Researchers also reveal that lead is found in some imported plastic and rubber toys, school stationery, paint on porcelain, cosmetics and artificial jewelry. People working in; e-waste recycling plants, lead-acid battery and car battery recycling plants, metal smelting, construction and demolition work are highly vulnerable to lead exposure.

Some Sri Lankan companies including several battery recycling companies still engage in dirty practices. It has been found that some companies dump lead contaminated liquid waste without following the proper procedures. Executive Director, CEJ, Withanage said, “In Sri Lanka, lead concentration in paint is limited by the Consumer Affairs Authority as a result of a case filed by the Centre for Environmental Justice in 2011 based on  research. 

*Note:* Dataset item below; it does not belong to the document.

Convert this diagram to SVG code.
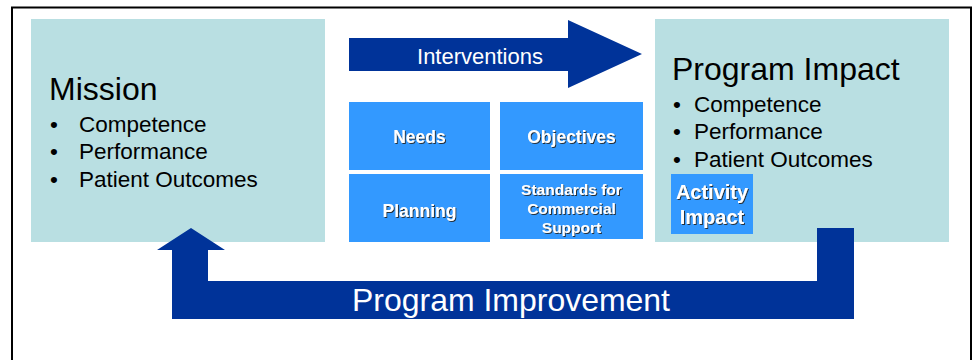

“Enamel and floor paints can have only 600 ppm of lead while the limit is 90 ppm for emulsion and paints used on children’s products, effected from January 1, 2013. It is also mandatory to declare on the label that the paint is lead safe. But today, while one company holds the third-party certification with IPEN for lead safety, a number of other paints have Sri Lanka Standard certification (SLS) while a few others declare lead safety on the label according to the Gazette. Hence, it is the consumer’s duty to check for these before purchasing a paint.” “Many countries of the region have now reduced the maximum permissible lead level to 90 ppm in all types of paint. It is high time to bring more stringent standards for Sri Lankan paints,” Withanage stressed. The CEJ wishes to remind the public that lead safety is a matter of choice. Always remember to choose your paint right, mind the toys you buy, select safe cosmetics and other consumer items while using safety gear at work places.

Most old buildings still have old paint coats with high lead levels. Be careful when you remove them the CEJ official warned.